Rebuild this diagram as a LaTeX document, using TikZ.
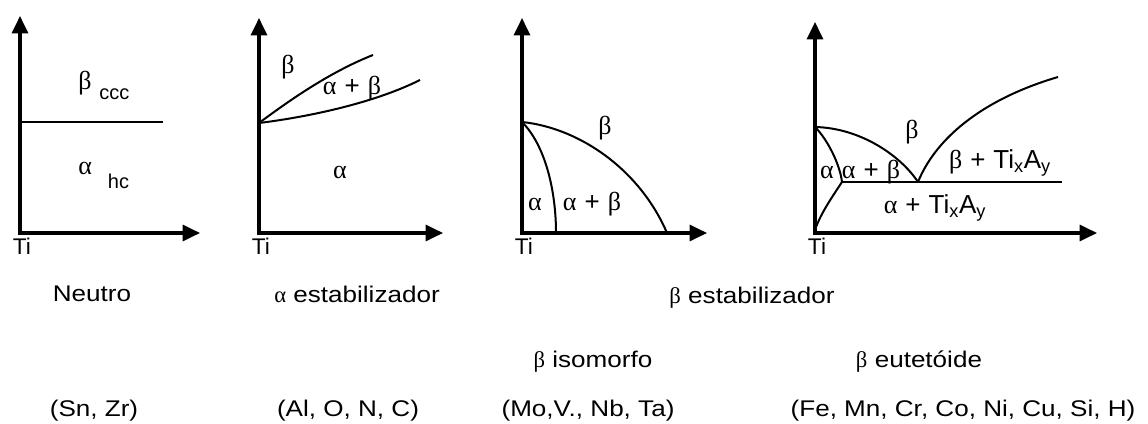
\documentclass[tikz,border=0pt]{standalone}
\usepackage{fontspec}
\setmainfont{Liberation Sans}
\newfontfamily\grk{Liberation Serif}
\newfontfamily\lbl[FakeStretch=1.15]{Liberation Sans}
\usetikzlibrary{arrows.meta}
\newcommand{\alf}{{\grk α}}
\newcommand{\bet}{{\grk β}}
\newcommand{\mais}{\hspace{6pt}+\hspace{6pt}}
\newcommand{\tixay}{Ti\textsubscript{x}A\textsubscript{y}}
\begin{document}
\begin{tikzpicture}[x=0.75pt,y=-0.75pt,>={Triangle[length=13pt,width=12pt]},
  axis/.style={line width=2.3pt,<->,line join=miter},
  bound/.style={line width=1.5pt},
  lab/.style={font=\fontsize{19.5}{22}\selectfont,inner sep=0pt},
  eixo/.style={font=\fontsize{17}{20}\selectfont,inner sep=0pt,anchor=north},
  legenda/.style={font=\lbl\fontsize{17}{20}\selectfont,anchor=base,inner sep=0pt}]
  \useasboundingbox (0,0) rectangle (1148,424);
  \foreach \ox/\ty/\ex [count=\i] in {20/16/200,259/18/443,522/18/707,815/22/1097}{
    \draw[axis] (\ox,\ty) |- (\ex,233);
    \node[eixo] (ti\i) at (\ox+2,238) {Ti};
  }
  % neutro
  \draw[line width=2.2pt] (20,122) -- (163,122);
  \node[lab,anchor=base west] (bccc) at (78,90)
    {\bet\hspace{6pt}\raisebox{-7.5pt}{\fontsize{15}{18}\selectfont ccc}};
  \node[lab,anchor=base west] (ahc) at (78,175)
    {\alf\hspace{12pt}\raisebox{-9.75pt}{\fontsize{15}{18}\selectfont hc}};
  % alfa estabilizador
  \coordinate (tp2) at (259,123);
  \draw[bound] (tp2) .. controls (290,100) and (330,72) .. (373,55);
  \draw[bound] (tp2) .. controls (300,118) and (370,105) .. (420,80);
  \node[lab] (b2) at (288,67) {\bet};
  \node[lab] (ab2) at (352,88) {\alf\mais\bet};
  \node[lab] (a2) at (340,172) {\alf};
  % beta isomorfo
  \coordinate (tp3) at (522,122);
  \coordinate (e3a) at (556,233);
  \coordinate (e3b) at (667,233);
  \draw[bound] (tp3) .. controls (580,128) and (640,170) .. (e3b);
  \draw[bound] (tp3) .. controls (545,145) and (556,190) .. (e3a);
  \node[lab] (b3) at (605,128) {\bet};
  \node[lab] (a3) at (535,204) {\alf};
  \node[lab] (ab3) at (592,204) {\alf\mais\bet};
  % beta eutetoide
  \coordinate (top4) at (815,127);
  \coordinate (pk) at (842,182);
  \coordinate (eut) at (918,182);
  \coordinate (bot4) at (815,230);
  \coordinate (lend) at (1062,182);
  \coordinate (rend) at (1058,77);
  \draw[bound] (top4) .. controls (860,128) and (900,155) .. (eut);
  \draw[bound] (top4) .. controls (828,140) and (840,165) .. (pk);
  \draw[bound] (pk) .. controls (830,200) and (820,215) .. (bot4);
  \draw[bound] (pk) -- (lend);
  \draw[bound] (eut) .. controls (935,140) and (980,100) .. (rend);
  \node[lab] (b4) at (912,132) {\bet};
  \node[lab] (bt4) at (1000,163) {\bet\mais\tixay};
  \node[lab] (a4) at (827,172) {\alf};
  \node[lab] (ab4) at (871,172) {\alf\mais\bet};
  \node[lab] (at4) at (935,208) {\alf\mais\tixay};
  % textos
  \node[legenda] (neutro) at (92,301) {Neutro};
  \node[legenda] (aest) at (357,302) {\alf\ estabilizador};
  \node[legenda] (best) at (752,303) {\bet\ estabilizador};
  \node[legenda] (biso) at (593,367) {\bet\ isomorfo};
  \node[legenda] (beut) at (919,367) {\bet\ eutetóide};
  \node[legenda] (el1) at (94,416) {(Sn, Zr)};
  \node[legenda] (el2) at (348,416) {(Al, O, N, C)};
  \node[legenda] (el3) at (588,416) {(Mo,V., Nb, Ta)};
  \node[legenda] (el4) at (963,416) {(Fe, Mn, Cr, Co, Ni, Cu, Si, H)};
\end{tikzpicture}
\end{document}
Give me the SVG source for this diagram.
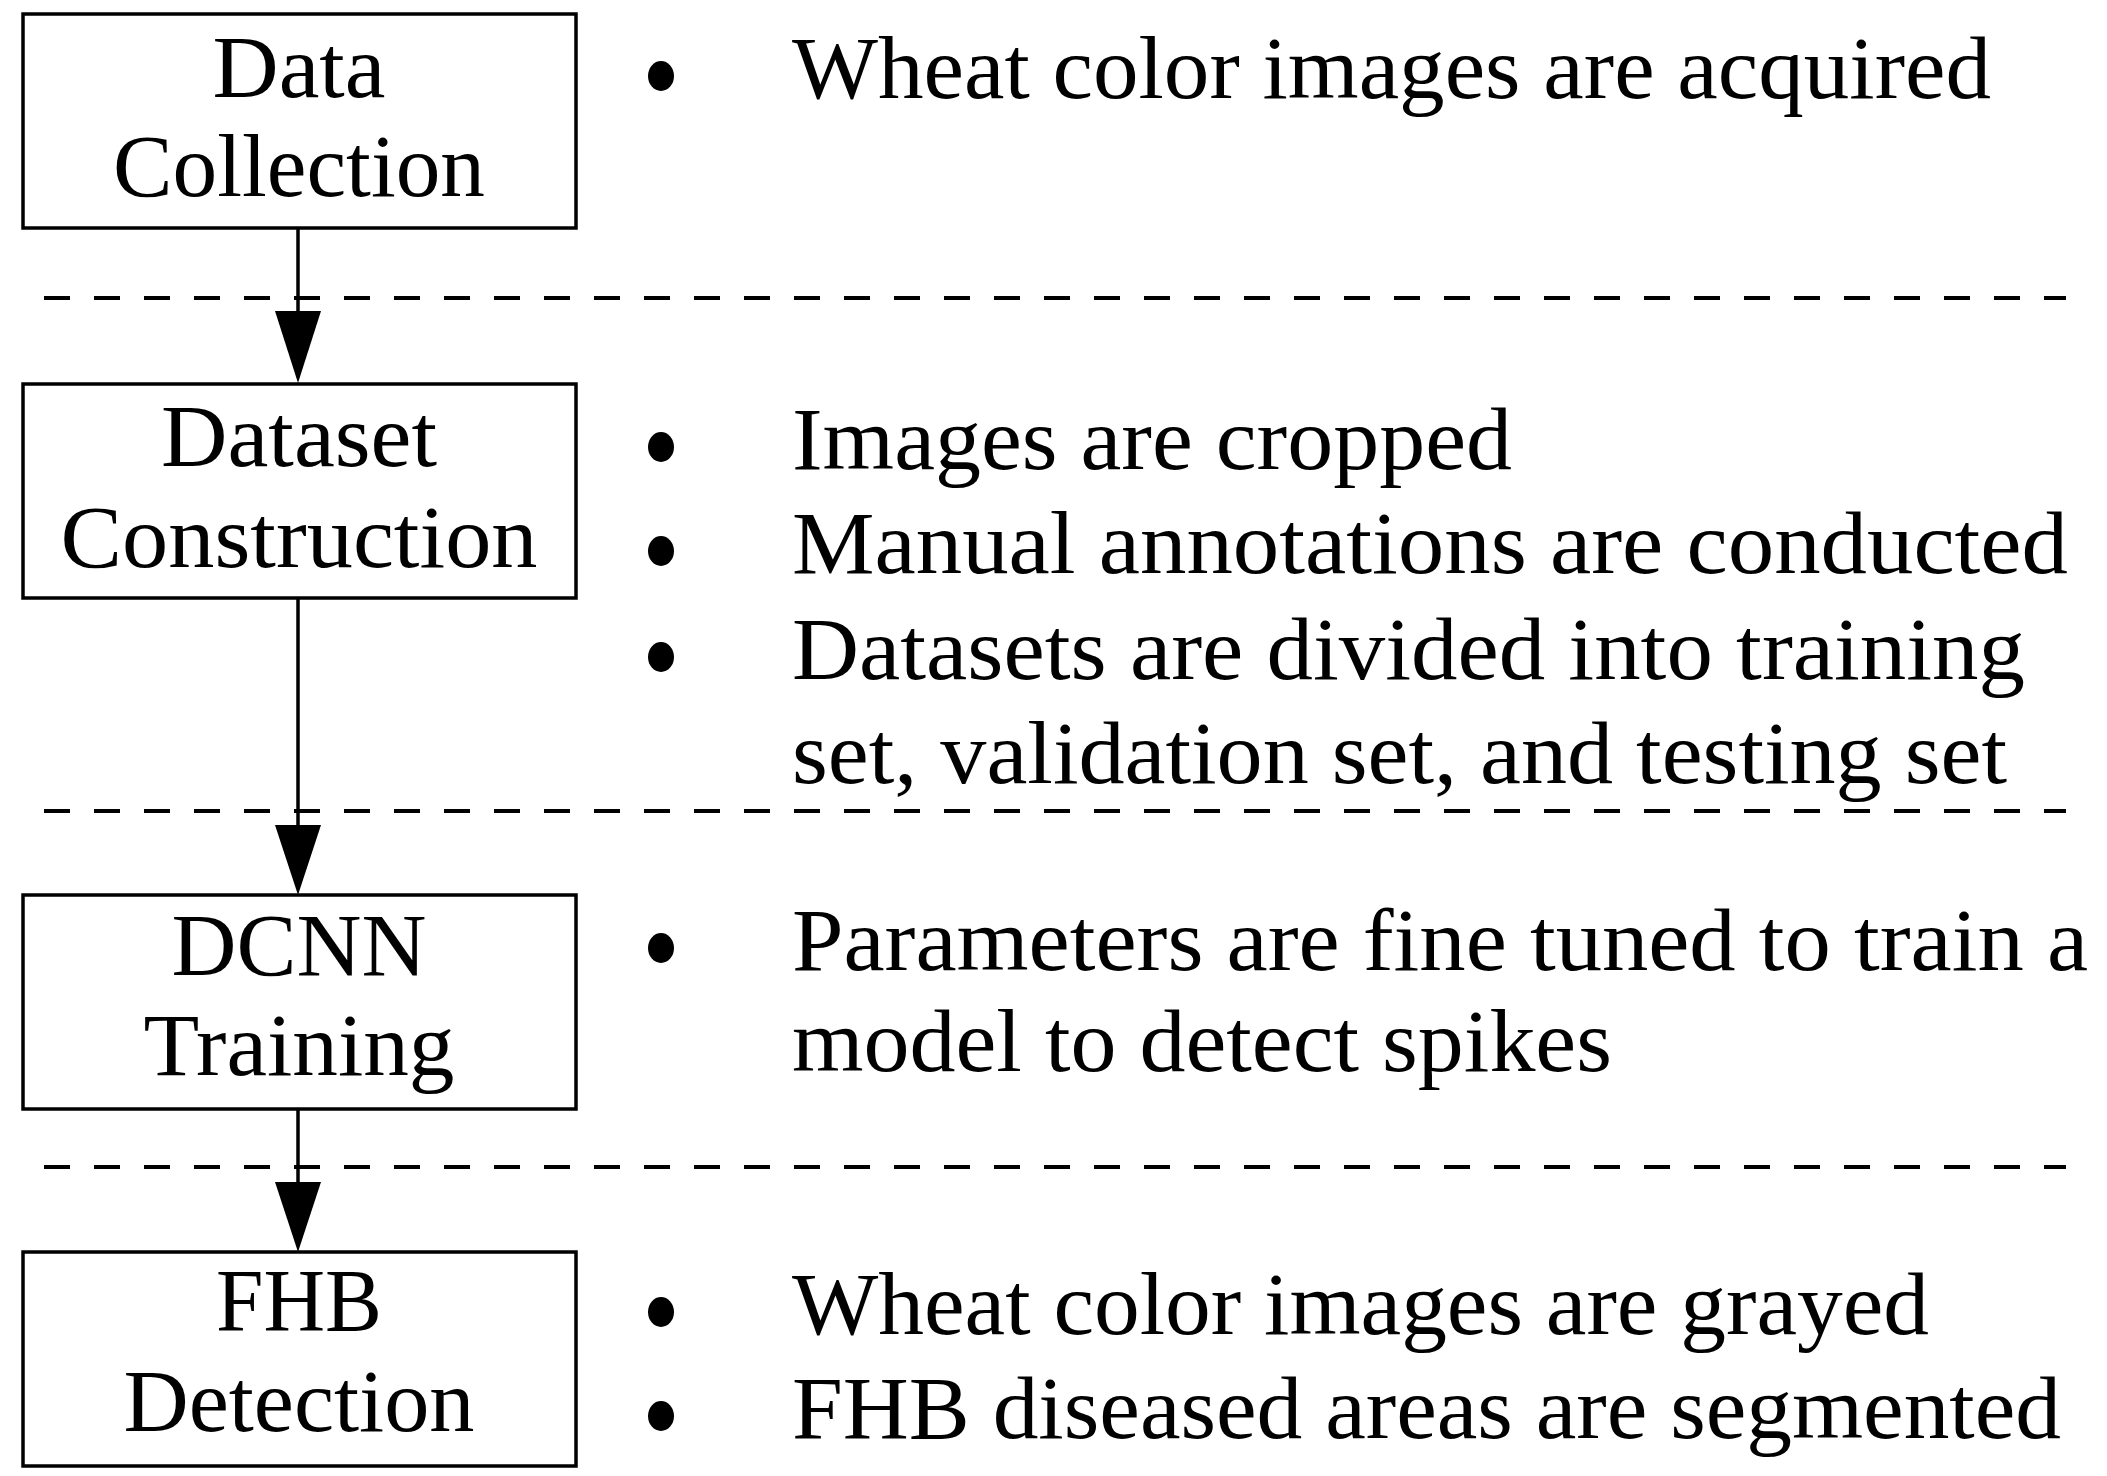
<svg xmlns="http://www.w3.org/2000/svg" width="2107" height="1476" viewBox="0 0 2107 1476">
<style>
.box{fill:#fff;stroke:#000;stroke-width:3.5}
.lbl{font-family:"Liberation Serif","Times New Roman",serif;font-size:88px;fill:#000;text-anchor:middle}
.txt{font-family:"Liberation Serif","Times New Roman",serif;font-size:88px;fill:#000}
.dash{stroke:#000;stroke-width:4;stroke-dasharray:26 24;fill:none}
.conn{stroke:#000;stroke-width:3.5;fill:none}
.head{fill:#000}
.bul{fill:#000}
</style>
<rect width="2107" height="1476" fill="#fff"/>
<g id="separators">
<line class="dash" x1="44" y1="298" x2="2066" y2="298"/>
<line class="dash" x1="44" y1="811" x2="2066" y2="811"/>
<line class="dash" x1="44" y1="1167" x2="2066" y2="1167"/>
</g>
<g id="connectors">
<line class="conn" x1="298" y1="228" x2="298" y2="315"/>
<polygon class="head" points="275,311 321,311 298,383"/>
<line class="conn" x1="298" y1="598" x2="298" y2="829"/>
<polygon class="head" points="275,825 321,825 298,895"/>
<line class="conn" x1="298" y1="1109" x2="298" y2="1186"/>
<polygon class="head" points="275,1182 321,1182 298,1252"/>
</g>
<g id="node-data-collection">
<rect class="box" x="23" y="14" width="553" height="214"/>
<text class="lbl" x="299" y="97" textLength="173" lengthAdjust="spacingAndGlyphs">Data</text>
<text class="lbl" x="299" y="196" textLength="372" lengthAdjust="spacingAndGlyphs">Collection</text>
</g>
<g id="node-dataset-construction">
<rect class="box" x="23" y="384" width="553" height="214"/>
<text class="lbl" x="299" y="466" textLength="276" lengthAdjust="spacingAndGlyphs">Dataset</text>
<text class="lbl" x="299" y="567" textLength="477" lengthAdjust="spacingAndGlyphs">Construction</text>
</g>
<g id="node-dcnn-training">
<rect class="box" x="23" y="895" width="553" height="214"/>
<text class="lbl" x="299" y="975" textLength="255" lengthAdjust="spacingAndGlyphs">DCNN</text>
<text class="lbl" x="299" y="1075" textLength="311" lengthAdjust="spacingAndGlyphs">Training</text>
</g>
<g id="node-fhb-detection">
<rect class="box" x="23" y="1252" width="553" height="214"/>
<text class="lbl" x="299" y="1330" textLength="166" lengthAdjust="spacingAndGlyphs">FHB</text>
<text class="lbl" x="299" y="1431" textLength="351" lengthAdjust="spacingAndGlyphs">Detection</text>
</g>
<g id="notes-data-collection">
<ellipse class="bul" cx="661" cy="76" rx="13" ry="15"/>
<text class="txt" x="792" y="98" textLength="1199" lengthAdjust="spacingAndGlyphs">Wheat color images are acquired</text>
</g>
<g id="notes-dataset-construction">
<ellipse class="bul" cx="661" cy="447" rx="13" ry="15"/>
<text class="txt" x="792" y="469" textLength="720" lengthAdjust="spacingAndGlyphs">Images are cropped</text>
<ellipse class="bul" cx="661" cy="551" rx="13" ry="15"/>
<text class="txt" x="792" y="573" textLength="1276" lengthAdjust="spacingAndGlyphs">Manual annotations are conducted</text>
<ellipse class="bul" cx="661" cy="657" rx="13" ry="15"/>
<text class="txt" x="792" y="679" textLength="1233" lengthAdjust="spacingAndGlyphs">Datasets are divided into training</text>
<text class="txt" x="792" y="783" textLength="1215" lengthAdjust="spacingAndGlyphs">set, validation set, and testing set</text>
</g>
<g id="notes-dcnn-training">
<ellipse class="bul" cx="661" cy="948" rx="13" ry="15"/>
<text class="txt" x="792" y="970" textLength="1296" lengthAdjust="spacingAndGlyphs">Parameters are fine tuned to train a</text>
<text class="txt" x="792" y="1071" textLength="820" lengthAdjust="spacingAndGlyphs">model to detect spikes</text>
</g>
<g id="notes-fhb-detection">
<ellipse class="bul" cx="661" cy="1312" rx="13" ry="15"/>
<text class="txt" x="792" y="1334" textLength="1137" lengthAdjust="spacingAndGlyphs">Wheat color images are grayed</text>
<ellipse class="bul" cx="661" cy="1416" rx="13" ry="15"/>
<text class="txt" x="792" y="1438" textLength="1269" lengthAdjust="spacingAndGlyphs">FHB diseased areas are segmented</text>
</g>
</svg>
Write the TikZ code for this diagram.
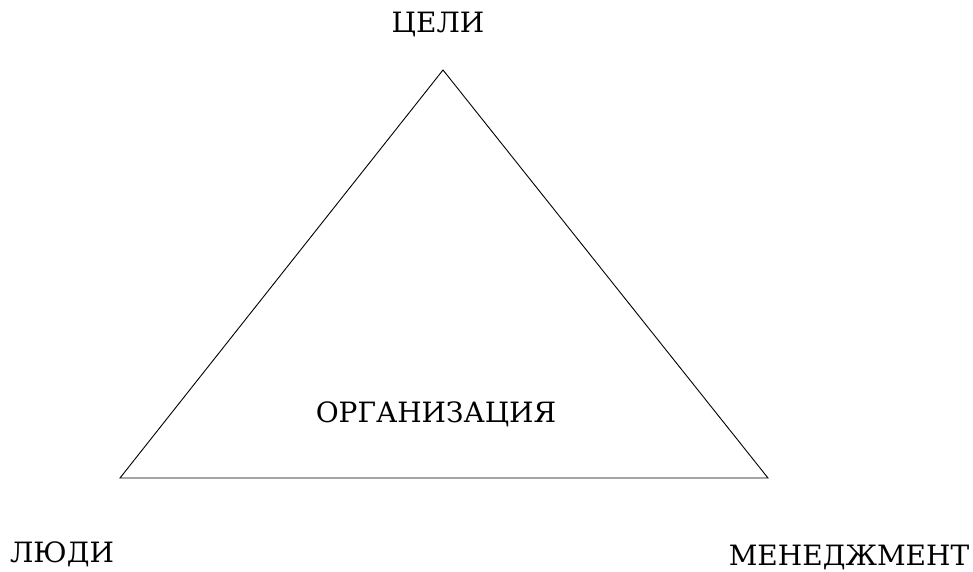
\documentclass[tikz,border=0pt]{standalone}
\usepackage{fontspec}
\setmainfont{DejaVu Serif}
\usepackage{tikz}
\usetikzlibrary{positioning}

\begin{document}
\begin{tikzpicture}[
  x=1pt, y=-1pt,
  lbl/.style={anchor=base, inner sep=0pt, font=\fontsize{28}{32}\selectfont},
  edge/.style={draw=black, line width=0.9pt}
]
  \useasboundingbox (0,0) rectangle (973,571);
  % corners of the triangle
  \coordinate (top)   at (443,70);
  \coordinate (left)  at (120,478);
  \coordinate (right) at (768,478);
  \draw[edge] (top) -- (left) -- (right) -- cycle;
  % labels
  \node[lbl] (goals)  at (438,32)  {ЦЕЛИ};
  \node[lbl] (people) at (62,562)  {ЛЮДИ};
  \node[lbl] (mgmt)   at (849,565) {МЕНЕДЖМЕНТ};
  \node[lbl] (org)    at (436,422) {ОРГАНИЗАЦИЯ};
\end{tikzpicture}
\end{document}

■ ■ ■ ■ ■

- The problem
Reproduce nothing but the lines that run from the line containing "Write the TikZ code for this diagram." through the last line of the records, inclusive. Omit the pictures.

- Response below
Write the TikZ code for this diagram.
\documentclass[tikz,border=0pt]{standalone}
\usepackage{fontspec}
\setmainfont{DejaVu Serif}
\usepackage{tikz}
\usetikzlibrary{positioning}

\begin{document}
\begin{tikzpicture}[
  x=1pt, y=-1pt,
  lbl/.style={anchor=base, inner sep=0pt, font=\fontsize{28}{32}\selectfont},
  edge/.style={draw=black, line width=0.9pt}
]
  \useasboundingbox (0,0) rectangle (973,571);
  % corners of the triangle
  \coordinate (top)   at (443,70);
  \coordinate (left)  at (120,478);
  \coordinate (right) at (768,478);
  \draw[edge] (top) -- (left) -- (right) -- cycle;
  % labels
  \node[lbl] (goals)  at (438,32)  {ЦЕЛИ};
  \node[lbl] (people) at (62,562)  {ЛЮДИ};
  \node[lbl] (mgmt)   at (849,565) {МЕНЕДЖМЕНТ};
  \node[lbl] (org)    at (436,422) {ОРГАНИЗАЦИЯ};
\end{tikzpicture}
\end{document}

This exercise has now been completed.